The predominant notion that the United States is white, called for a dichotomized counterpart: the black person. Under this dichotomy, whites (especially males) had full privileges as citizens, and blacks had none, not even their freedom under slavery. Even after abolition, conceptions of citizenship, property and privilege had remained linked to being white. Here the horrid years of the “separated but equal” doctrine come to my mind. This constitutional “doctrine” was partially shattered by Brown v. Board of Education in 1954, and it did not officially ended until the civil rights movement took matters further than public education in the 1960´s. For newcomers, imitating whiteness became an implicit cultural model to aspire to, in order to feel part of this nation and achieve the American Dream of upward mobility.
For example, after the U.S.-Mexican War in 1848, many people with Mexican decent claimed their whiteness, because they remained in the territories that the U.S. annexed, and suddenly they faced the possibility of losing their property and rights as citizens because they were not considered white (a requirement for full citizenship under slavery). Some Mexicans with direct European blood could claim their whiteness, but mestizos and more indigenous-looking ones could not. German, Irish, Italian, Jews and other white European immigrants were classified as non-white too, and their process of incorporation has a lot to do with the broadening of the white category to include them, not with the changing of citizenship as a white institution.

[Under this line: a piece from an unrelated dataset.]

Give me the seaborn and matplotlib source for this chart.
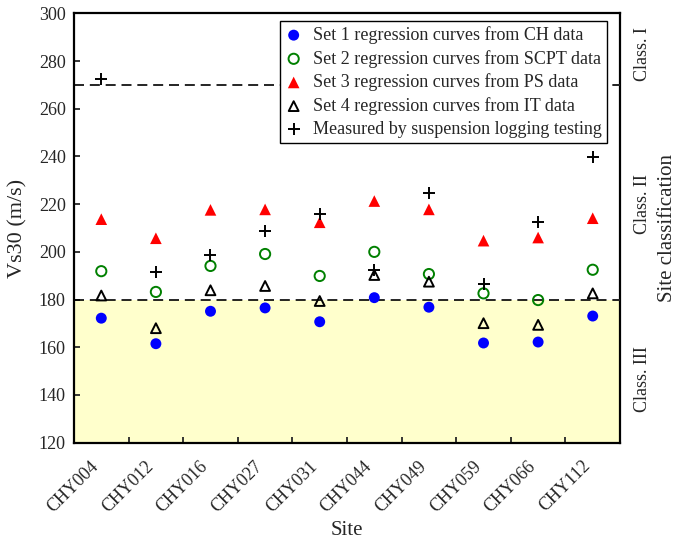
import matplotlib
matplotlib.use("Agg")
import matplotlib.pyplot as plt
import matplotlib.transforms as mtransforms
import numpy as np
import pandas as pd
import seaborn as sns

sites = ["CHY004", "CHY012", "CHY016", "CHY027", "CHY031",
         "CHY044", "CHY049", "CHY059", "CHY066", "CHY112"]
set1_ch = [172.2, 161.5, 175.1, 176.5, 170.7, 180.8, 176.8, 161.8, 162.2, 173.1]
set2_scpt = [191.9, 183.2, 194.1, 199.1, 189.9, 200.0, 190.7, 182.6, 179.8, 192.5]
set3_ps = [213.7, 205.7, 217.6, 217.8, 212.4, 221.3, 217.8, 204.7, 206.0, 214.1]
set4_it = [181.7, 168.0, 183.9, 185.7, 179.4, 190.3, 187.5, 170.1, 169.4, 182.6]
measured = [272.5, 191.6, 198.6, 208.8, 215.8, 192.4, 224.8, 186.7, 212.7, 239.6]

class_bounds = [180, 270]
class_names = ["Class. III", "Class. II", "Class. I"]
class_label_y = [146.5, 220, 283]

sns.set_style("ticks")
plt.rcParams["font.family"] = ["Liberation Serif", "DejaVu Serif"]

df = pd.DataFrame({
    "pos": np.arange(len(sites)),
    "site": sites,
    "s1": set1_ch, "s2": set2_scpt, "s3": set3_ps, "s4": set4_it, "m": measured,
})

fig = plt.figure(figsize=(6.8, 5.43), dpi=100)
ax = fig.add_axes([0.1088, 0.1847, 0.803, 0.7908])

ax.axhspan(120, class_bounds[0], color="#FFFFCC", zorder=0, lw=0)
for b in class_bounds:
    ax.axhline(b, color="black", lw=1.2, dashes=(6, 3.5), zorder=1)

ms = 62
sns.scatterplot(data=df, x="pos", y="s1", ax=ax, marker="o", s=ms,
                color="#0000FF", edgecolor="none", linewidth=0,
                label="Set 1 regression curves from CH data", zorder=3)
sns.scatterplot(data=df, x="pos", y="s2", ax=ax, marker="o", s=ms - 8,
                facecolor="none", edgecolor="#008000", linewidth=1.4,
                label="Set 2 regression curves from SCPT data", zorder=3)
sns.scatterplot(data=df, x="pos", y="s3", ax=ax, marker="^", s=ms + 8,
                color="#FF0000", edgecolor="none", linewidth=0,
                label="Set 3 regression curves from PS data", zorder=3)
sns.scatterplot(data=df, x="pos", y="s4", ax=ax, marker="^", s=ms - 12,
                facecolor="none", edgecolor="black", linewidth=1.4,
                label="Set 4 regression curves from IT data", zorder=3)
sns.scatterplot(data=df, x="pos", y="m", ax=ax, marker="+", s=ms + 18,
                color="black", linewidth=1.4,
                label="Measured by suspension logging testing", zorder=3)

ax.set_xlim(-0.5, len(sites) - 0.5)
ax.set_ylim(120, 300)
ax.set_yticks(np.arange(120, 301, 20))
ax.set_xticks(df["pos"])
ax.set_xticklabels(sites, rotation=45, ha="right", va="center",
                   rotation_mode="anchor", fontsize=13)
ax.set_xticks(np.arange(0.5, len(sites) - 0.5, 1), minor=True)
ax.tick_params(axis="x", which="major", length=0, pad=15)
ax.tick_params(axis="x", which="minor", direction="in", length=4, width=1.3)
ax.tick_params(axis="y", direction="in", length=4, width=1.3, labelsize=13, pad=6)
shift = mtransforms.ScaledTranslation(-5 / 100, 0, fig.dpi_scale_trans)
for lbl in ax.get_xticklabels():
    lbl.set_transform(lbl.get_transform() + shift)

for side in ["left", "right", "top", "bottom"]:
    ax.spines[side].set_linewidth(1.6)
    ax.spines[side].set_color("black")

ax.set_xlabel("Site", fontsize=15, labelpad=4)
ax.set_ylabel("Vs30 (m/s)", fontsize=16, labelpad=8)

leg = ax.legend(loc="upper right", bbox_to_anchor=(0.976, 0.983),
                borderaxespad=0, frameon=True, fancybox=False,
                edgecolor="black", framealpha=1, fontsize=13,
                handlelength=0.9, handletextpad=0.6, borderpad=0.3,
                labelspacing=0.32)
leg.get_frame().set_linewidth(1.0)

ax2 = ax.twinx()
ax2.set_ylim(120, 300)
ax2.set_yticks(class_bounds)
ax2.set_yticklabels([])
ax2.tick_params(axis="y", direction="in", length=5, width=1.2)
for side in ["left", "right", "top", "bottom"]:
    ax2.spines[side].set_visible(False)
ax2.set_ylabel("Site classification", fontsize=15, labelpad=24)

trans = mtransforms.blended_transform_factory(ax.transAxes, ax.transData)
for name, yv in zip(class_names, class_label_y):
    ax.text(1.042, yv, name, transform=trans, rotation=90,
            ha="center", va="center", fontsize=13)

fig.savefig("out.png", dpi=100)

Although there is no longer sanctioned lawful discrimination against non-whites as it existed under the “separated but equal” doctrine years, the cultural forces that equate full citizenship as whiteness are strong. The conception of the “melting pot” was implicitly to aspire to imitate the notion of white success and values, and become what this nation ought to be: a culturally homogeneous nation that embraces white Anglo-Saxon and Protestant values. Even recently, there is a wide discussion about Asian-Americans being the “model minority,” this meaning most of the time, that they are perceived to be closer to white than Blacks or Latinos. The extreme version of the white American myth is called “nativism,” and, instead of calling for broadening categories of whiteness, it refers to the willingness of some white citizens, that this country should restrict the incorporation of non-white people because of different notions of “contamination” that can cause whites to lose their purity. Some of this nativistic notions are not reserved to white extremists, but are embedded in popular culture as well.
During the past presidential campaign, Republican vice-presidential candidate, Sarah Palin used the idea of this mythical white America, embodied in the pure, small town, homogeneous place where “Joe the Plumber” lives. However under contemporary demographical conditions, it is more likely that “Joe the Plumber” is an African American, or an immigrant from El Salvador—or even if he is white he may live in a small city or in a town that is not a hundred percent white. The mythical Joe is very likely to have friends and acquaintances that are not white, or not even American citizens. The racial composition of this country is also varied, having about 65 percent of whites, almost 15 percent Latinos, almost 14 percent African American.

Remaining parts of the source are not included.